>> Begin Data provided

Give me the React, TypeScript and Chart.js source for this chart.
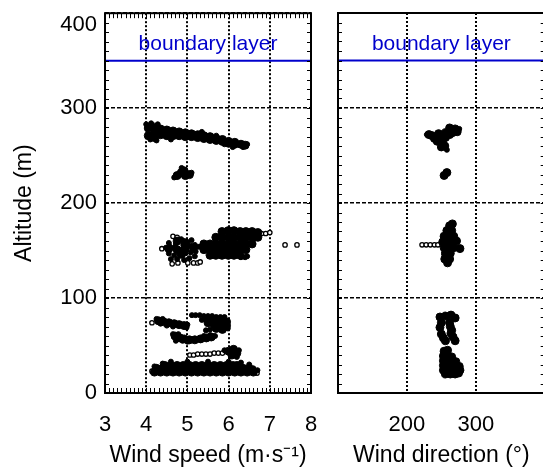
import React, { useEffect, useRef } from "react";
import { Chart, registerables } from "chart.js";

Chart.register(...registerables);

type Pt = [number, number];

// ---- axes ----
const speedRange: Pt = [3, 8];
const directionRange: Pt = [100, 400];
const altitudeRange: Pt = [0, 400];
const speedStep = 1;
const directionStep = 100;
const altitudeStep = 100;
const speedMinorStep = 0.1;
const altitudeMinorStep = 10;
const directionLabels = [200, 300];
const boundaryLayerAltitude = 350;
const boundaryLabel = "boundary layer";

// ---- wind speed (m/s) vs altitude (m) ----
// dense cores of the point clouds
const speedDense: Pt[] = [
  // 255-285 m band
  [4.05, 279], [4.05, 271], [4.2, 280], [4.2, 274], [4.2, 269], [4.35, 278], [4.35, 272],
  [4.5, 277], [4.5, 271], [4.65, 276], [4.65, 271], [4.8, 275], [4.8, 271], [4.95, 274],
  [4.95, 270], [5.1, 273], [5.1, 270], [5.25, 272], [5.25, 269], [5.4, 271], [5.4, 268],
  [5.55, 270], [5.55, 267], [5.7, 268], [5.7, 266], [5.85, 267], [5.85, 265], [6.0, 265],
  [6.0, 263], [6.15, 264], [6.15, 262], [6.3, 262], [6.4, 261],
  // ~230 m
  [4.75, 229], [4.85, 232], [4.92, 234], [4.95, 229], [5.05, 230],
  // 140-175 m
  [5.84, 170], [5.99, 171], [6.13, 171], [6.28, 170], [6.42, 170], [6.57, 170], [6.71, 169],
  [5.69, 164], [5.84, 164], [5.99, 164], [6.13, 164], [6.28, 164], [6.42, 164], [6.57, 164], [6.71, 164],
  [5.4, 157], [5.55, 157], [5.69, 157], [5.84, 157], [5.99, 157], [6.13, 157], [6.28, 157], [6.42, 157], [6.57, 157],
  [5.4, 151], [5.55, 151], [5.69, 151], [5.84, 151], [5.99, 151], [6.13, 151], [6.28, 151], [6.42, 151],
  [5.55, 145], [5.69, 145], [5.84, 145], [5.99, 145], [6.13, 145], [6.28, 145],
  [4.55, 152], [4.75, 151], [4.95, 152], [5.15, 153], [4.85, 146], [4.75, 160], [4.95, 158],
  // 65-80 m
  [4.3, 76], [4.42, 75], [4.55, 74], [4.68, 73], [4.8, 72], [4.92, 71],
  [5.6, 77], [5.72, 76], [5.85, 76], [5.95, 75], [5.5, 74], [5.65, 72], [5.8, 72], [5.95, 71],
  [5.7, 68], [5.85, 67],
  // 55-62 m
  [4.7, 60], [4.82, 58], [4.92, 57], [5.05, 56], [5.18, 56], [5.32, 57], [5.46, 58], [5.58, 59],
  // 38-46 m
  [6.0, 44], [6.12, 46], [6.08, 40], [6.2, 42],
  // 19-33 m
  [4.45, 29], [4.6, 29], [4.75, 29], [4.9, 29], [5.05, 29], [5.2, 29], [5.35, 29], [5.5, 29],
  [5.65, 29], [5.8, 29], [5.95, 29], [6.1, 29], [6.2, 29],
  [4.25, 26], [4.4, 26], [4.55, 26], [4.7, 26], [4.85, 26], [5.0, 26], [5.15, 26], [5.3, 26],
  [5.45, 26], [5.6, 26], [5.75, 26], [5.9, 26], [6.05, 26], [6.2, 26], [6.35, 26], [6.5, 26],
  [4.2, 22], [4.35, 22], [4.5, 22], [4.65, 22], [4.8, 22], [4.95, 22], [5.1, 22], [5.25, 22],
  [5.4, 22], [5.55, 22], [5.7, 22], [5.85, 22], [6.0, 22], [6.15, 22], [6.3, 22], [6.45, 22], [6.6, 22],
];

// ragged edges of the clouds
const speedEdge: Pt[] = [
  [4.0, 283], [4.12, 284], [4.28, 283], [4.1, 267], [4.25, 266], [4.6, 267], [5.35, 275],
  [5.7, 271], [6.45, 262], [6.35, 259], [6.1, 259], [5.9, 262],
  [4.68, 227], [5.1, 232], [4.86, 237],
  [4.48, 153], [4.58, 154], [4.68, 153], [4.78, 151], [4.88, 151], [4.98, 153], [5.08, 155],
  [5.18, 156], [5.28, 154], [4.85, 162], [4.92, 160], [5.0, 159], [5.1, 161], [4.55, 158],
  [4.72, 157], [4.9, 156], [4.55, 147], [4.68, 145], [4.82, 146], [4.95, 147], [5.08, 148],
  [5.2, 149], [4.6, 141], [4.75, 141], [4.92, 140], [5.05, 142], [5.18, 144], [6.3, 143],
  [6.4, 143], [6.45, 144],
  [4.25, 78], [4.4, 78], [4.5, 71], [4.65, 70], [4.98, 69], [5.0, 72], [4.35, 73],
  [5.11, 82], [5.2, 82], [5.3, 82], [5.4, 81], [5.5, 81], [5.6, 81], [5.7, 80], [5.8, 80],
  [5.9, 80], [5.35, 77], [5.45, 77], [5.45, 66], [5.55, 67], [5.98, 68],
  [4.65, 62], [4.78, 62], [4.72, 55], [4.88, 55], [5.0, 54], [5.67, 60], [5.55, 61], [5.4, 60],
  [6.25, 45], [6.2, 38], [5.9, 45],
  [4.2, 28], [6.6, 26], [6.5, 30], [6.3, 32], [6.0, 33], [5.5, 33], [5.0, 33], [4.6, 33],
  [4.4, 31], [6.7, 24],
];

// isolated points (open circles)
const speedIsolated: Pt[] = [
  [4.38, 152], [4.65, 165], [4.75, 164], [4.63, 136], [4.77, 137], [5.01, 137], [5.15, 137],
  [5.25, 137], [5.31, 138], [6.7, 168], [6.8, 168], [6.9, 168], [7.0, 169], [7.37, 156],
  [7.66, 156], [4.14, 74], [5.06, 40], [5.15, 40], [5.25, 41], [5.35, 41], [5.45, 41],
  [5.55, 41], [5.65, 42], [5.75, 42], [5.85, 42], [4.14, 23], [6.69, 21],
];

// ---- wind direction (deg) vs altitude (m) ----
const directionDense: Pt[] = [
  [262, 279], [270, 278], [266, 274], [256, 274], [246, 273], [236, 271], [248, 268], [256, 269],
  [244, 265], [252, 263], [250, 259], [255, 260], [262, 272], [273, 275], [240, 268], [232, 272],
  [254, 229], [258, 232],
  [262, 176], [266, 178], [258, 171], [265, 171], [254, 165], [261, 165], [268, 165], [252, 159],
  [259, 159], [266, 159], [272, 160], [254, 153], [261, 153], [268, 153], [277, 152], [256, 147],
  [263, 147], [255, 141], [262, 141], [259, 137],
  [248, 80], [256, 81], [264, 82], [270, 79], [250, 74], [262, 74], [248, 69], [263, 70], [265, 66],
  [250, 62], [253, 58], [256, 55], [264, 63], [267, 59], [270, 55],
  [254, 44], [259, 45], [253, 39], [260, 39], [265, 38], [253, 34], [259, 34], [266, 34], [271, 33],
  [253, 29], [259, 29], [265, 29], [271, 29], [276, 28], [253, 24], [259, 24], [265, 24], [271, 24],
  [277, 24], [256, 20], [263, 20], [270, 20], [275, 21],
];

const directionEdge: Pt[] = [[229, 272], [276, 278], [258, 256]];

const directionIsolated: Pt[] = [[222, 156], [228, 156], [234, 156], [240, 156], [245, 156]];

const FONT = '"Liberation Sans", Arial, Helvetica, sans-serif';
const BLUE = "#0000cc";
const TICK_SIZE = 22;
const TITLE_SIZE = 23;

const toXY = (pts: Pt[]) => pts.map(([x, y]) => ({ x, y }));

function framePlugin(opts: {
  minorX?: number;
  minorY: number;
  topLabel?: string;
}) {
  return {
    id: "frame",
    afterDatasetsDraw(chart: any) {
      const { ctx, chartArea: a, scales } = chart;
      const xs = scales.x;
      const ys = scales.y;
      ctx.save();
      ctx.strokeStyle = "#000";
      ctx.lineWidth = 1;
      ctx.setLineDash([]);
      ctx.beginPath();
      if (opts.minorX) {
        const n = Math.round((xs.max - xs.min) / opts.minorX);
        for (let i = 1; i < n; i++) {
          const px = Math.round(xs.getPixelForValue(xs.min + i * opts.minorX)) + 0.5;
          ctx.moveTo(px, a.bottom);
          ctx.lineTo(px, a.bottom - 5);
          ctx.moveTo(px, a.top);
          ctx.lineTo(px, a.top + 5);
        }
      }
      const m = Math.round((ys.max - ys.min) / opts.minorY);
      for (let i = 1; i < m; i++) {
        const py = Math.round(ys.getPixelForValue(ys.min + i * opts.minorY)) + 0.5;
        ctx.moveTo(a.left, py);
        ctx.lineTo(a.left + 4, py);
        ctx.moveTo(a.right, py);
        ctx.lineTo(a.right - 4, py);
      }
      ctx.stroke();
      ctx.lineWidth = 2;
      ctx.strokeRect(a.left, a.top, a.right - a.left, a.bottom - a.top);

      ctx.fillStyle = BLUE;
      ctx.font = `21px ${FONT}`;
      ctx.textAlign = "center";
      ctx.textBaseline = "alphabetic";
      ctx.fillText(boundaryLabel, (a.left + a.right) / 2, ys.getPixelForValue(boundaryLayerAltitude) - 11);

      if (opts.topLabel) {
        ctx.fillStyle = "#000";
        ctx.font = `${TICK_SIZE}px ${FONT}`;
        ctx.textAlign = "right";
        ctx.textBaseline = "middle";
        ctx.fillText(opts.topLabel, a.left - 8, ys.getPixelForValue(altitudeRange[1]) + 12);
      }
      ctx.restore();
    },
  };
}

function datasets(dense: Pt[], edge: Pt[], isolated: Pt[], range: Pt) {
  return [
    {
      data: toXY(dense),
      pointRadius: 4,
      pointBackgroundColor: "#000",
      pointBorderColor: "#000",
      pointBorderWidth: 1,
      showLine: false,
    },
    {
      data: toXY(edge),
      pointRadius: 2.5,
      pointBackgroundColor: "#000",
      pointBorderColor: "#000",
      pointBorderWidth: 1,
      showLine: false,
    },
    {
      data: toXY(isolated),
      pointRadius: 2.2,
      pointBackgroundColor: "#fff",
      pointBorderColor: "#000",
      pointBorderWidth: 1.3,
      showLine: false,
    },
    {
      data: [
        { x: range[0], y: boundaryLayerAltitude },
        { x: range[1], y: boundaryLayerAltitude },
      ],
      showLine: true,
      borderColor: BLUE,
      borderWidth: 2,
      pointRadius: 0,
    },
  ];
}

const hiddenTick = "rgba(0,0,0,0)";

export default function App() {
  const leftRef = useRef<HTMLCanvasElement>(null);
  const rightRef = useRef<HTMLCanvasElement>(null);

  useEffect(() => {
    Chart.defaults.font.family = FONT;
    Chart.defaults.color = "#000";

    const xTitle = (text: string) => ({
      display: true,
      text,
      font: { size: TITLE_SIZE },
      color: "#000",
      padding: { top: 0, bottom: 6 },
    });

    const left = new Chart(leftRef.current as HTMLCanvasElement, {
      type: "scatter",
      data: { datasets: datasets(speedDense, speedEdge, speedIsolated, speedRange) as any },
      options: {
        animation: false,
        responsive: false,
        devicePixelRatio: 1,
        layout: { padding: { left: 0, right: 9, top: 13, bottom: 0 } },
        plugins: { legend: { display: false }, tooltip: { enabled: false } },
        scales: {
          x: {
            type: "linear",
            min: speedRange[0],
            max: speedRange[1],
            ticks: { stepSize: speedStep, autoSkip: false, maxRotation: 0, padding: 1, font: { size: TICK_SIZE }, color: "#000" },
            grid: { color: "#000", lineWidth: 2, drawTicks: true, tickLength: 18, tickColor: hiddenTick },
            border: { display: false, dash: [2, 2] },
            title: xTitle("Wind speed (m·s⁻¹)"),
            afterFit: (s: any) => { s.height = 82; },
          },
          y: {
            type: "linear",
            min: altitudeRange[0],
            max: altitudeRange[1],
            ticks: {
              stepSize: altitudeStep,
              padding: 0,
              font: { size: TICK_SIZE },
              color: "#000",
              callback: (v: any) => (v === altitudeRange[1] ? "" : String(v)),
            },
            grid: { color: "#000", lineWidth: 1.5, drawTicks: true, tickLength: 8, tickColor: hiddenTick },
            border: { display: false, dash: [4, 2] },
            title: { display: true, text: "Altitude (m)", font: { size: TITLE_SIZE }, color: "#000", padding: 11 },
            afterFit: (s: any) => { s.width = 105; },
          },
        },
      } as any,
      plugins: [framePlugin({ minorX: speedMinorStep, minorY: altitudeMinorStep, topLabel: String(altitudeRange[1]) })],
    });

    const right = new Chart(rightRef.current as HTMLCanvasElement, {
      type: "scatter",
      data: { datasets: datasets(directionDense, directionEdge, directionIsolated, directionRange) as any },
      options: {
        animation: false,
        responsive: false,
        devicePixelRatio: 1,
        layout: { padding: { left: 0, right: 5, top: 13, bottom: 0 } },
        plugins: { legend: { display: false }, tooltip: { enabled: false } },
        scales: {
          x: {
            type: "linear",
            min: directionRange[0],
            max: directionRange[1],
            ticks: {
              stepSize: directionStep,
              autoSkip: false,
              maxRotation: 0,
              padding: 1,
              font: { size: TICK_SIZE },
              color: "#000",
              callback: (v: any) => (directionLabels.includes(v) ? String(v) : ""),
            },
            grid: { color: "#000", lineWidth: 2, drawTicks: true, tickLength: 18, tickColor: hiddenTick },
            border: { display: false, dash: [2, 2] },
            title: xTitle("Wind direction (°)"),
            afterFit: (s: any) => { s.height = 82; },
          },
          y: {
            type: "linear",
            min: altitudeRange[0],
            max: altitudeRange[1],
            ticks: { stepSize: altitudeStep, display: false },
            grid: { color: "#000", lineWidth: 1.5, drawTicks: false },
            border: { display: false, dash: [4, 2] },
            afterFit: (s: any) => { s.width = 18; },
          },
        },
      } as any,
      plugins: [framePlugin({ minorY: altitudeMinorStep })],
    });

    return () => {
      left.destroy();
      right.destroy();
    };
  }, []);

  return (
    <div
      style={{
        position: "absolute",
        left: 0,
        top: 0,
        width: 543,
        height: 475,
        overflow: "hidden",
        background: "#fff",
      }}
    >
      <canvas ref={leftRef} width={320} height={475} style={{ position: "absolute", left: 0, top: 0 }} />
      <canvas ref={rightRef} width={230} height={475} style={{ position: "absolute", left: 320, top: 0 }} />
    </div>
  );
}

>> End Data provided

• _Task to complete_:
Only the lines from the top of the data through the line with "type Pt = [number, number];" should be quoted, exactly and with both ends kept; skip the pictures.

• _Solved problem_:
Give me the React, TypeScript and Chart.js source for this chart.
import React, { useEffect, useRef } from "react";
import { Chart, registerables } from "chart.js";

Chart.register(...registerables);

type Pt = [number, number];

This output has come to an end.